Karma and Coloring Outside the Lines

· March 7th

Growing up, I was always taught that if you didn’t have anything nice to say, you shouldn’t say anything at all. I can still hear my grandparents telling me that the first time I said something mean to someone. I was playing with my neighbor and we were coloring in my Little Mermaid and Cinderella books. I wasn’t your average colorer—I took it seriously from the beginning and was less than satisfied when I saw my dear friend color outside of the lines. I saw this and was appalled. My brutally honest, 6-year-old self told her that her coloring was ugly because she didn’t stay in the lines. My grandparents explained to me why I was wrong and the proper way to approach the situation. I might not have grasped what constructive criticism was, but I knew then I couldn’t tell Megan her coloring was ugly anymore, that I should focus on the great things about her artwork and to help her where I think she may be “wrong.” And I was to do it simply because it’s the right thing to do.

By now, I’m sure a considerable number of you have come to notice the use of “karma” that has been sprouting up and becoming a prominent feature on a fair number of websites within the design community. It’s a significant inclusion and nothing but good can come of it—well, mostly. Towards the close of 2012 it seemed as though the gift of positive feedback for the sake of true critique was dwindling fast. On Dribbble, the site so many of us have come to know and love as a place for constructive and positive feedback, there had been some pretty vicious comments on a number of designers’ shots. This wasn’t the community of people I knew—I was shocked. These creatives were coming down hard on the others who were trying so desperately to color inside the lines. I honestly had no idea where this was headed and was curious to see whether or not other creatives would say something or perhaps it would simply stop when the new year came around. It did stop, for the most part. Tweets would go up discussing the nonsensical behavior and then, finally, karma happened and it came around full force in a great way.

Having seemingly become popular with Reddit, the use of karma is given when users produce positive feedback, post a great article, link, etc. Within our design community, though, the use of karma points and how you go about obtaining them is a bit different; usually, karma “points” are given out often for good deeds. It’s something everyone desires and that alone makes it of great use, and for good reason.

Sites like Designer News and critique site, Hunie are putting their own form of karma to good use for the amelioration and growth of their respective communities.
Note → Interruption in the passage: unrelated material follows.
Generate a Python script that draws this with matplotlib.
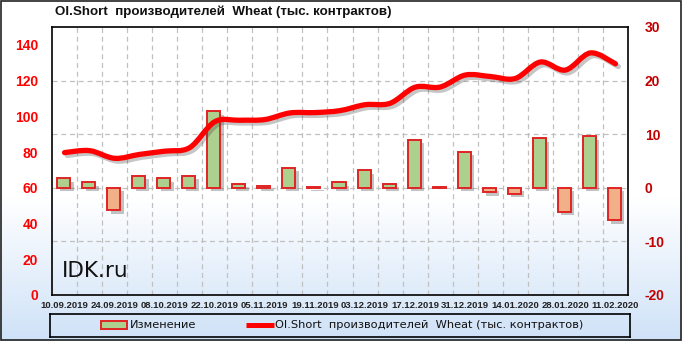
import numpy as np
import matplotlib
matplotlib.use("Agg")
import matplotlib.pyplot as plt
import matplotlib.patheffects as pe
from matplotlib.path import Path
from matplotlib.patches import PathPatch, Rectangle
from matplotlib.colors import LinearSegmentedColormap

dates = ["10.09.2019", "17.09.2019", "24.09.2019", "01.10.2019", "08.10.2019", "15.10.2019",
         "22.10.2019", "29.10.2019", "05.11.2019", "12.11.2019", "19.11.2019", "26.11.2019",
         "03.12.2019", "10.12.2019", "17.12.2019", "24.12.2019", "31.12.2019", "07.01.2020",
         "14.01.2020", "21.01.2020", "28.01.2020", "04.02.2020", "11.02.2020"]
change = [1.8, 1.05, -4.2, 2.2, 1.8, 2.2, 14.3, 0.8, 0.4, 3.7, 0.2, 1.05,
          3.3, 0.8, 9.0, 0.1, 6.7, -0.8, -1.1, 9.2, -4.5, 9.6, -6.1]
oi_short = [79.7, 80.8, 76.5, 78.7, 80.5, 82.5, 97.0, 97.8, 98.2, 101.9, 102.1, 103.2,
            106.5, 107.3, 116.3, 116.4, 123.1, 122.3, 121.2, 130.4, 125.9, 135.5, 129.4]
left_ticks = [0, 20, 40, 60, 80, 100, 120, 140]
right_ticks = [-20, -10, 0, 10, 20, 30]

title = "OI.Short  производителей  Wheat (тыс. контрактов)"
bar_label = "Изменение"
line_label = "OI.Short  производителей  Wheat (тыс. контрактов)"

SANS = ["Liberation Sans", "DejaVu Sans"]
W, H = 682, 341
fig = plt.figure(figsize=(W / 100, H / 100), dpi=100)

# background gradient
bg = fig.add_axes([0, 0, 1, 1], zorder=-10)
bg.axis("off")
ys = np.linspace(0, 1, 341)
grad = np.clip((ys - 0.58) / 0.42, 0, 1)[:, None]
cmap = LinearSegmentedColormap.from_list("bgc", ["#ffffff", "#cfe2f8"])
bg.imshow(grad, aspect="auto", cmap=cmap, extent=[0, 1, 0, 1], origin="upper", vmin=0, vmax=1)
bg.set_xlim(0, 1)
bg.set_ylim(0, 1)
bg.add_patch(Rectangle((0.001, 0.002), 0.997, 0.996, fill=False, edgecolor="#222222", lw=1.2,
                       transform=bg.transAxes))

x = np.arange(len(dates))
L, R, B, T = 52, 628, 295, 27
ax = fig.add_axes([L / W, (H - B) / H, (R - L) / W, (B - T) / H])
ax2 = ax.twinx()
ax.patch.set_alpha(0)
ax2.patch.set_alpha(0)
ax.set_xlim(-0.5, len(dates) - 0.5)
ax.set_ylim(-20, 30)
ax2.set_ylim(0, 150)

colors = ["#aed08f" if v >= 0 else "#f2b088" for v in change]
bars = ax.bar(x - 0.04, change, width=0.52, color=colors, edgecolor="#e02424", linewidth=1.4,
              zorder=3)
for b in bars:
    b.set_path_effects([pe.SimplePatchShadow(offset=(2.5, -2.5), alpha=0.35, shadow_rgbFace="#555555"),
                        pe.Normal()])

ax.yaxis.tick_right()
ax.set_yticks(right_ticks)
ax.set_yticklabels([str(t) for t in right_ticks], color="#c00000", fontsize=10,
                   fontweight="bold", family=SANS)
ax.tick_params(axis="y", length=0, pad=12)
ax.set_xticks(x[::2])
ax.set_xticklabels(dates[::2], fontsize=6.8, fontweight="bold", color="#222222", family=SANS)
ax.tick_params(axis="x", length=0, pad=4)
ax.set_xticks(np.arange(len(dates) - 1) + 0.5, minor=True)
ax.tick_params(axis="x", which="minor", length=0)
ax.grid(True, axis="x", which="minor", color="#c0c0c0", linestyle=(0, (4, 3)), linewidth=0.9)
for t in right_ticks[1:-1]:
    ax.axhline(t, color="#c0c0c0", linestyle=(0, (4, 3)), linewidth=0.9, zorder=1)
for s in ax.spines.values():
    s.set_color("#000000")
    s.set_linewidth(1.2)

ax2.yaxis.tick_left()
ax2.set_yticks(left_ticks)
ax2.set_yticklabels([str(t) for t in left_ticks], color="#ff0000", fontsize=10,
                    fontweight="bold", family=SANS)
ax2.tick_params(axis="y", length=0, pad=10)
for s in ax2.spines.values():
    s.set_visible(False)

# smooth curve through the data points (Catmull-Rom as cubic Bezier)
pts = np.column_stack([x, oi_short]).astype(float)
verts = [tuple(pts[0])]
codes = [Path.MOVETO]
n = len(pts)
for i in range(n - 1):
    p0 = pts[i - 1] if i > 0 else pts[i]
    p1 = pts[i]
    p2 = pts[i + 1]
    p3 = pts[i + 2] if i + 2 < n else pts[i + 1]
    c1 = p1 + (p2 - p0) / 6.0
    c2 = p2 - (p3 - p1) / 6.0
    verts += [tuple(c1), tuple(c2), tuple(p2)]
    codes += [Path.CURVE4] * 3
curve = PathPatch(Path(verts, codes), fill=False, edgecolor="#ff0000", lw=3.8,
                  capstyle="round", joinstyle="round", zorder=5)
curve.set_path_effects([pe.SimpleLineShadow(offset=(2, -2), alpha=0.3, shadow_color="#444444"),
                        pe.Normal()])
ax2.add_patch(curve)

fig.text(55 / W, 1 - 12 / H, title, fontsize=9.6, fontweight="bold", va="center", ha="left",
         color="#111111", family=SANS)
ax.text(10 / (R - L), (B - 271) / (B - T), "IDK.ru", transform=ax.transAxes, fontsize=15.5,
        va="center", ha="left", color="#111111", zorder=6)

# legend (drawn in pixel units of its own box)
lx0, lx1, ly0, ly1 = 50, 630, 314, 337
lax = fig.add_axes([lx0 / W, (H - ly1) / H, (lx1 - lx0) / W, (ly1 - ly0) / H])
lax.set_xlim(lx0, lx1)
lax.set_ylim(ly1, ly0)
lax.set_xticks([])
lax.set_yticks([])
lax.patch.set_alpha(0)
for s in lax.spines.values():
    s.set_color("#000000")
    s.set_linewidth(1.2)
yc = 324.5
lax.add_patch(Rectangle((101, yc - 4), 26, 8, facecolor="#aed08f", edgecolor="#e02424", lw=1.4))
lax.text(130, yc, bar_label, fontsize=8.2, va="center", ha="left", color="#111111",
         family=["Liberation Sans Narrow", "DejaVu Sans"])
lax.plot([246, 274], [yc, yc], color="#ff0000", lw=3.6, solid_capstyle="butt")
lax.text(275, yc, line_label, fontsize=8.2, va="center", ha="left", color="#111111",
         family=["Liberation Sans Narrow", "DejaVu Sans"])

fig.savefig("out.png", dpi=100)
Designer News allows you to “up-vote” others for posting great reads while Hunie uses its karma feature in a slightly different way; posting your work and critiquing other designers submissions usually results in “upvote” points (AKA karma points). Long story short, in any karma-driven community doing a good deed and providing helpful information to other designers for the sake of being helpful is guaranteed to bring you karma.

Is this what we needed all along to bring the community back together? Is karma and the reward system the driving force that reminds us why we’re here?

Karma is all about our intentions and I believe we often forget that as a community we are here to achieve similar, if not, the same goals. We all want to improve our design capabilities, develop a better product, become better speakers and so on.  Rather than fearing a fellow user with a staggering portfolio will ruin your chances at a new client or even letting the designer with newfound development skills make you feel inadequate about your own abilities, we all need to stop and realize one thing: There is nothing to fear in feedback; we are here to help each other, not envy. We need to use these great moments to learn and apply it to our own skill set, which, as a result, helps us grow as individuals and creators.

Doing good to others will always help in some way or another—it’s Newtons law, and tis’ a rare occasion when science proves to be untrue! Provide positive feedback with constructive criticism instead of harsh words that make a person feel he or she will never be good enough or accepted within the community.  Help him or her fix mistakes, point out the good things, but explain where improvements could be made. There is no need to remove the spark of excitement that designers feel about their work—the feeling of accomplishment we get while doing what we love on a daily basis—just because you don’t feel like you want to help. Unless you intend to provide usable feedback, you should not “critique” in the first place. Belittling each other in this tight-knit community will only make us crumble as a whole. It is our jobs as co-creatives, to ensure we all succeed.

Using karma within the community is causing a turn for the better and promoting positive feedback. The word is spreading, others are picking up quickly and it is working well. Although personal gain is involved, the thought is that users will not only find it fun to give upvotes and receive karma, but eventually forget the karma is being given to them and the act of doing good for the its own sake becomes a natural task. We are coming together again and as someone who watched the change in a short period of time from slightly harsh to extremely positive, I can honestly say it is great to see. There are so many young designers and developers sprouting and it is our job to make sure, young or old, that our contribution and presence remain a gift to others and our attitudes and art remain timeless. After all, we’re not perfect people. Somewhere along the lines, we all color outside of them, but why should that be a bad thing?